If I have custom domains, how can I make this work?

You can use the address wildcards to access the backends. Let's say you have a wildcard mapping of you custom domain like this:

*.mydomain.com CNAME glehosted.com

App Engine will then route request as follows:

www.mydomain.com is handled by the default version of go-frontend
- since no module is named www, and no version subdomain was specified, this falls into the default module, default version

default.mydomain.com is handled by the default version of go-frontend
- matches the default module/default version

py-backend.mydomain.com is handled by the default version of py-backend
- matches the py-backend module/default version

beta.py-backend.mydomain.com is handled by the version beta if it exists, of py-backend
- matches the py-backend module/beta version

Any string that does not match a module is handled by the default module, and any string that does not match a version, is handled by the default version of the module. This is the same for *.your-app-id.appspot.com domain that you have for free in your app.

You can also configure some rules that change that behavior using the dispatch.yaml (dispatch.xml) file. This file allows you to specify wildcard URLs and say from which modules they will be served. For instance, you can map */report/* to route requests to any hostname, that have a path starting with /report/, to be served to your Python backend.
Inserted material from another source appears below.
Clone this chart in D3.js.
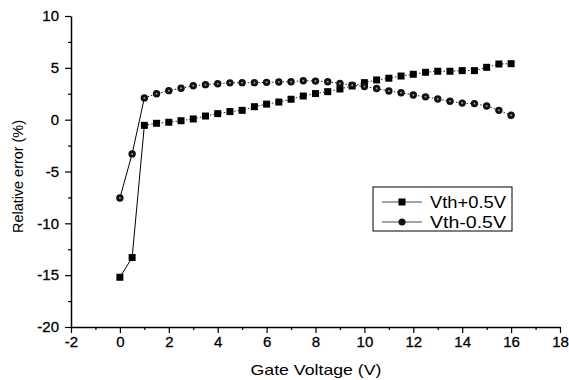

Note that, if you dispatch /report/* to the python backend, the python backend handlers will handle requests with that path prefix (/report/), and not at the root path. Therefore, you need to map you WSGI app using that path as a prefix. See more about routing requests to modules in their docs. Check out the sample code dispatch.yaml as well.

Conclusion

With Modules, your App Engine applications can be composed by a more robust infrastructure, allowing you to mix different programming languages and runtimes. If you work with micro services on App Engine, this is a great fit to better take advantage of your app resources using the right language and tools to do the right job.

--
Update 25/03/2015 - Fixed grammar errors, and added clarifications to first paragraphs.